View Full Version :   and strict html validation



james438
08-23-2007, 09:37 PM
Hi. In short I am trying to validate my site. It is a long process. I am going from transitional to strict. I have a code that $summary to htmlentities, preg_replaces sets of two spaces into    and then I use html_entity_decode to change it back.

The problem is that the w3 validator won't validate it because of the   PHP.net has this note about using   that I don't quite understand
' ' entity is not ASCII code 32 (which is stripped by trim()) but ASCII code 160 (0xa0) in the default ISO 8859-1 characterset. html_entity_decode() (http://us2.php.net/manual/en/function.html-entity-decode.php)

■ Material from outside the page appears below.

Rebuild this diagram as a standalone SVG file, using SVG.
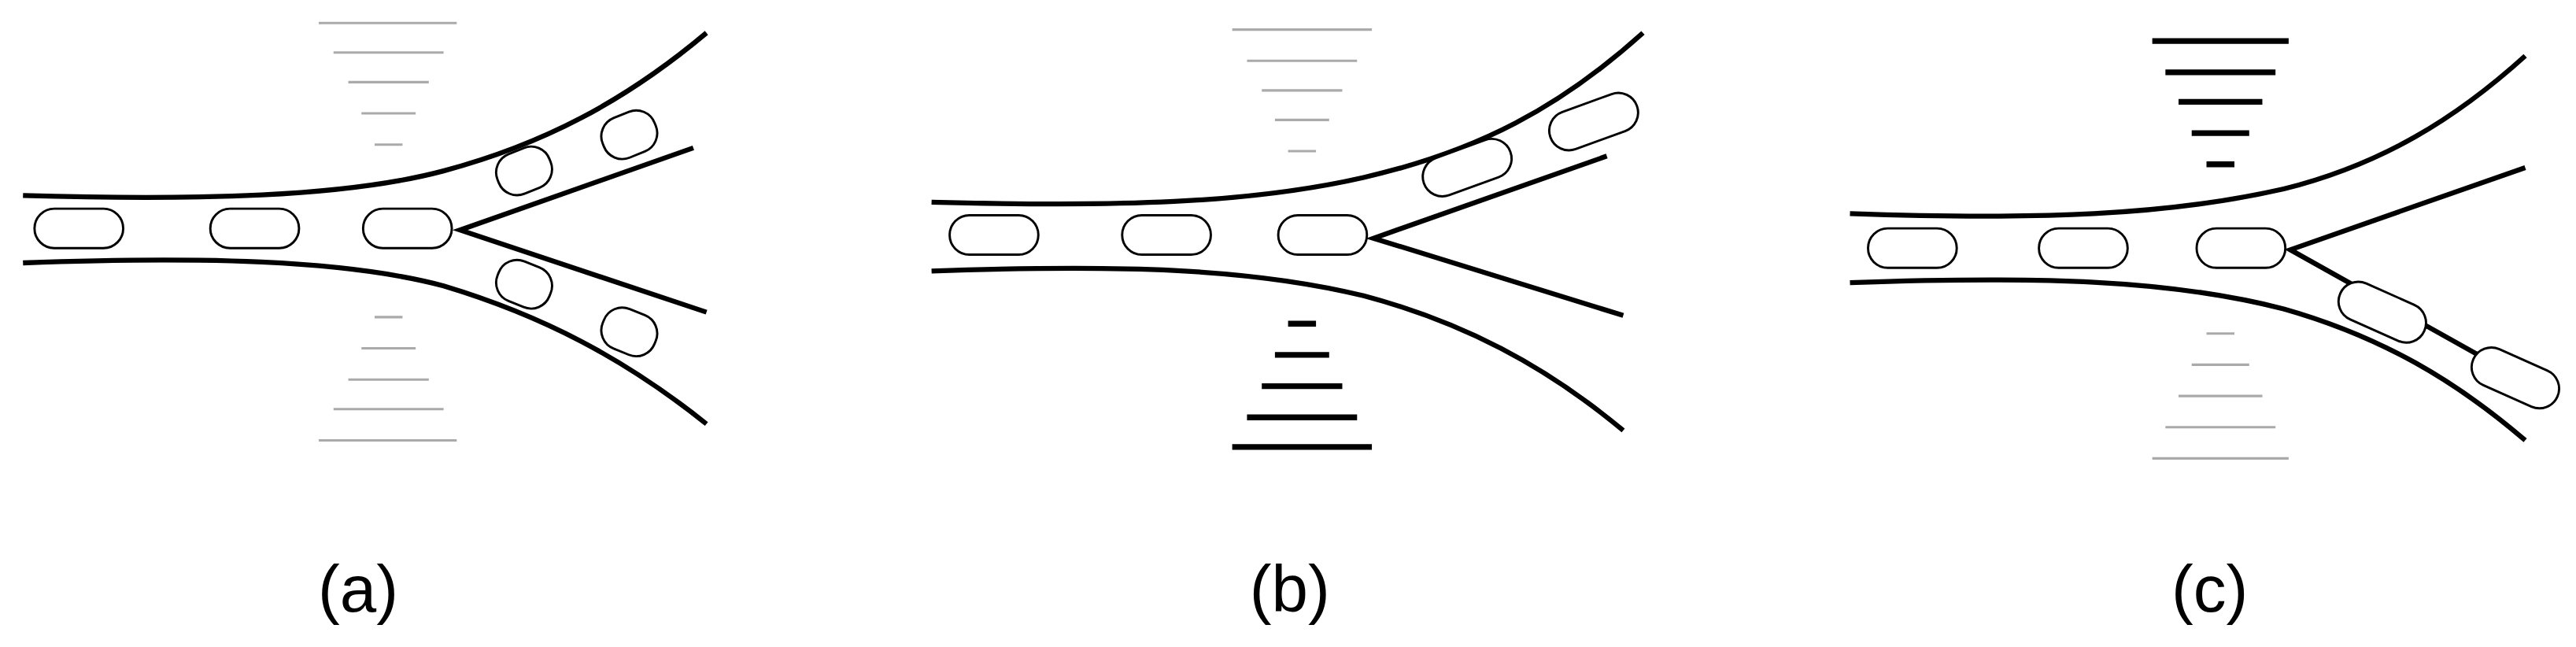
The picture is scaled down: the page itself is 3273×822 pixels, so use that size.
<svg xmlns="http://www.w3.org/2000/svg" width="3273" height="822" viewBox="0 0 3273 822">
<style>
.wall{fill:none;stroke:#000;stroke-width:3;stroke-linecap:butt}
.cap{fill:#fff;stroke:#000;stroke-width:1.4}
.g{stroke:#aaa;stroke-width:1.5}
.k{stroke:#000;stroke-width:3.5}
.lbl{font-family:"Liberation Sans",Arial,sans-serif;font-size:40px;fill:#000}
</style>
<rect width="3273" height="822" fill="#fff"/>
<g transform="scale(2.0875)">
<g id="panel-a">
<path class="wall" d="M14,119 C120,122 210,120 270,104 C330,88 380,62 430,20"/>
<path class="wall" d="M14,160 C120,156 210,158 270,174 C330,192 380,218 430,258"/>
<path class="wall" d="M422,90 L280,140 L430,190"/>
<rect class="cap" x="21" y="127" width="54" height="24" rx="12"/>
<rect class="cap" x="128" y="127" width="54" height="24" rx="12"/>
<rect class="cap" x="221" y="127" width="54" height="24" rx="12"/>
<rect class="cap" x="302" y="91" width="34" height="26" rx="12" transform="rotate(-22 319 104)"/>
<rect class="cap" x="366" y="69" width="34" height="26" rx="12" transform="rotate(-22 383 82)"/>
<rect class="cap" x="302" y="160" width="34" height="26" rx="12" transform="rotate(22 319 173)"/>
<rect class="cap" x="366" y="189" width="34" height="26" rx="12" transform="rotate(22 383 202)"/>
<g class="g"><line x1="194" y1="14" x2="278" y2="14"/><line x1="203" y1="32" x2="270" y2="32"/><line x1="212" y1="50" x2="261" y2="50"/><line x1="220" y1="69" x2="253" y2="69"/><line x1="228" y1="88" x2="245" y2="88"/>
<line x1="228" y1="193" x2="245" y2="193"/><line x1="220" y1="212" x2="253" y2="212"/><line x1="212" y1="231" x2="261" y2="231"/><line x1="203" y1="249" x2="270" y2="249"/><line x1="194" y1="268" x2="278" y2="268"/></g>
<text class="lbl" x="218" y="372" text-anchor="middle">(a)</text>
</g>
<g id="panel-b">
<path class="wall" d="M567,123 C680,126 760,124 830,108 C900,92 950,65 1000,20"/>
<path class="wall" d="M567,165 C680,161 760,163 830,180 C890,196 940,222 988,262"/>
<path class="wall" d="M978,95 L836,145 L988,192"/>
<rect class="cap" x="578" y="131" width="54" height="24" rx="12"/>
<rect class="cap" x="683" y="131" width="54" height="24" rx="12"/>
<rect class="cap" x="778" y="131" width="54" height="24" rx="12"/>
<rect class="cap" x="865" y="90" width="56" height="24" rx="12" transform="rotate(-20 893 102)"/>
<rect class="cap" x="942" y="62" width="56" height="24" rx="12" transform="rotate(-20 970 74)"/>
<g class="g"><line x1="750" y1="18" x2="835" y2="18"/><line x1="759" y1="37" x2="826" y2="37"/><line x1="768" y1="55" x2="817" y2="55"/><line x1="776" y1="73" x2="809" y2="73"/><line x1="784" y1="92" x2="801" y2="92"/></g>
<g class="k"><line x1="784" y1="197" x2="801" y2="197"/><line x1="776" y1="216" x2="809" y2="216"/><line x1="768" y1="235" x2="817" y2="235"/><line x1="759" y1="254" x2="826" y2="254"/><line x1="750" y1="272" x2="835" y2="272"/></g>
<text class="lbl" x="785" y="372" text-anchor="middle">(b)</text>
</g>
<g id="panel-c">
<path class="wall" d="M1126,130 C1240,134 1320,131 1390,115 C1450,100 1495,72 1537,34"/>
<path class="wall" d="M1126,172 C1240,168 1320,170 1390,188 C1450,205 1495,232 1537,268"/>
<path class="wall" d="M1537,102 L1394,152 L1537,232"/>
<rect class="cap" x="1137" y="139" width="54" height="24" rx="12"/>
<rect class="cap" x="1241" y="139" width="54" height="24" rx="12"/>
<rect class="cap" x="1337" y="139" width="54" height="24" rx="12"/>
<rect class="cap" x="1422" y="178" width="56" height="24" rx="12" transform="rotate(24 1450 190)"/>
<rect class="cap" x="1503" y="218" width="56" height="24" rx="12" transform="rotate(24 1531 230)"/>
<g class="k"><line x1="1310" y1="25" x2="1393" y2="25"/><line x1="1318" y1="44" x2="1385" y2="44"/><line x1="1326" y1="62" x2="1377" y2="62"/><line x1="1334" y1="81" x2="1369" y2="81"/><line x1="1343" y1="100" x2="1360" y2="100"/></g>
<g class="g"><line x1="1343" y1="203" x2="1360" y2="203"/><line x1="1334" y1="222" x2="1369" y2="222"/><line x1="1326" y1="241" x2="1377" y2="241"/><line x1="1318" y1="260" x2="1385" y2="260"/><line x1="1310" y1="279" x2="1393" y2="279"/></g>
<text class="lbl" x="1345" y="372" text-anchor="middle">(c)</text>
</g>
</g>
</svg>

The failure statement reads
Sorry, I am unable to validate this document because on line 1 it contained one or more bytes that I cannot interpret as utf-8 (in other words, the bytes found are not valid values in the specified Character Encoding). Please check both the content of the file and the character encoding indication.

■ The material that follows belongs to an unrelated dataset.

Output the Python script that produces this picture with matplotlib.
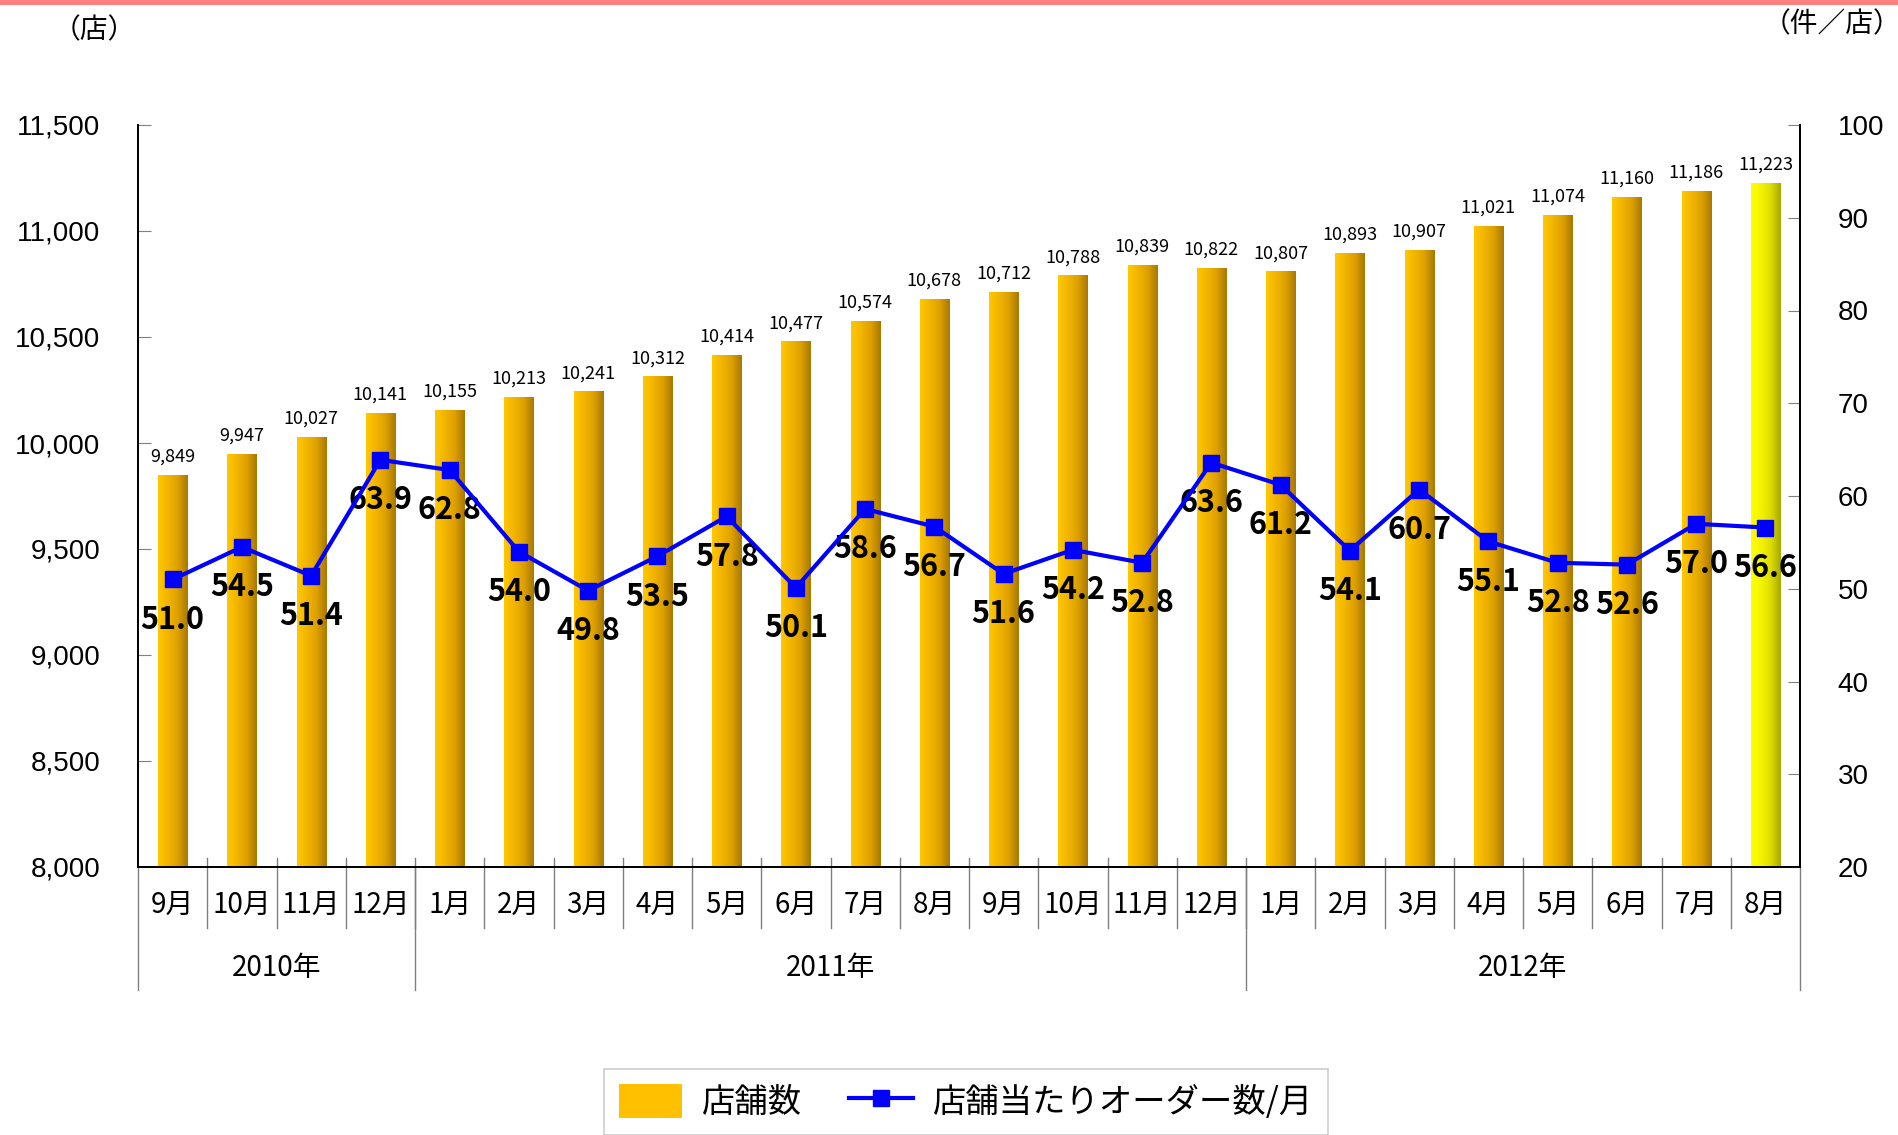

The error was: utf8 "\xA0" does not map to Unicode

Any ideas on what I can do? I would prefer to keep the   if I can, so that the browser doesn't condense sets of spaces when I don't want it to.

I am using
<!DOCTYPE html PUBLIC "-//W3C//DTD HTML 4.01//EN" "http://www.w3.org/TR/html4/strict.dtd">
<meta http-equiv="Content-Type" content="text/html;charset=utf-8" >

EDIT: Sorry, I got it. Instead of using &nbsp; I am going to use & #160; (without the space between the & and #. The forum won't display the pattern I see.)&#160; problem solved. Now I am off to revalidating. This will certainly take a while.

boogyman
08-24-2007, 12:54 AM
either way it would be stripped...
you can use



htmlspecialchars($tring)
or
htmlentities($tring)

james438
08-24-2007, 04:56 PM
Maybe so, but it won't validate, which is why I changed to & #160;

james438
08-24-2007, 05:15 PM
Unfortunately another problem crops up when I convert to php5. The & #160; and & nbsp; coverts to those black diamonds with question marks on them. Any ideas? My best guess is that I need to specify a different character set, but I am not sure how to figure that out.

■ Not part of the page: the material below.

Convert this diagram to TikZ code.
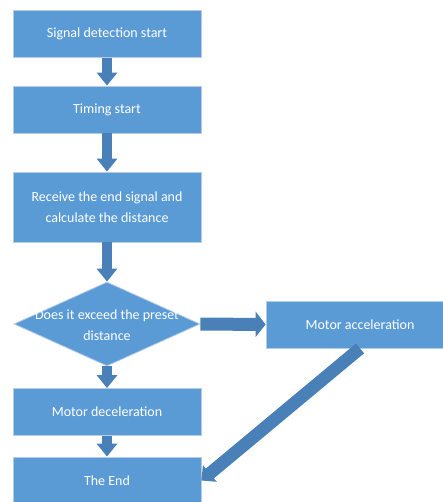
\documentclass[tikz,border=0pt]{standalone}
\usepackage{fontspec}
\setmainfont{Carlito}
\usetikzlibrary{shapes.geometric,arrows.meta}
\definecolor{boxfill}{HTML}{5B9BD5}
\definecolor{boxedge}{HTML}{B4CCE6}
\definecolor{arrowfill}{HTML}{4A80B8}
\tikzset{
  stepbox/.style={rectangle, fill=boxfill, draw=boxedge, line width=0.8pt,
    minimum width=188pt, minimum height=47pt, inner sep=0pt,
    text=white, font=\fontsize{14}{21}\selectfont, align=center},
  decbox/.style={diamond, fill=boxfill, draw=boxedge, line width=0.8pt,
    minimum width=186pt, minimum height=84pt, inner sep=0pt},
  decbox text/.style={text=white, font=\fontsize{14}{21}\selectfont, align=center},
  varrow/.style={draw=arrowfill, line width=10.5pt,
    -{Triangle[width=20pt,length=13pt,fill=arrowfill]}},
  harrow/.style={draw=arrowfill, line width=13pt,
    -{Triangle[width=25pt,length=10pt,fill=arrowfill]}},
  darrow/.style={draw=arrowfill, line width=12.7pt,
    -{Triangle[width=21pt,length=11pt,fill=arrowfill]}},
}
\begin{document}
\begin{tikzpicture}[x=1pt,y=-1pt]
\useasboundingbox (0,0) rectangle (443,502);
\begin{scope}
\clip (0,0) rectangle (443,502);
\node[stepbox] (s1) at (107,34) {Signal detection start};
\node[stepbox] (s2) at (107,109.5) {Timing start};
\node[stepbox, minimum height=70pt] (s3) at (107,207) {Receive the end signal and\\calculate the distance};
\node[decbox] (d) at (107,324) {};
\node[decbox text] (dt) at (107,325.5) {Does it exceed the preset\\distance};
\node[stepbox] (ma) at (360,324.5) {Motor acceleration};
\node[stepbox] (md) at (107,412) {Motor deceleration};
\node[stepbox] (te) at (107,480.5) {The End};
\draw[varrow] (s1.south) -- (s2.north);
\draw[varrow] (s2.south) -- (s3.north);
\draw[varrow] (s3.south) -- (d.north);
\draw[varrow] (d.south) -- (md.north);
\draw[varrow] (md.south) -- (te.north);
\draw[harrow] (d.east) -- (ma.west);
\draw[darrow] (ma.south) -- (te.east);
\end{scope}
\end{tikzpicture}
\end{document}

This is almost something for a different thread, but it seemed close enough that I just tacked it onto the end of this thread.

Twey
08-24-2007, 05:33 PM
In Unicode I believe it's &#00A0;.

james438
08-24-2007, 10:31 PM
hate to give you a partial solution to this, but I went back to my script and was having a bit of difficulty reproducing the error, but along the way I noticed that I could get rid of htmlentities($text) and the html_entity_decode() and it would validate again. That is when I noticed that the error was coming from html_entity_decode(). I don't really know why or what html_entity_decode was decoding &nbsp; into, but the script works now.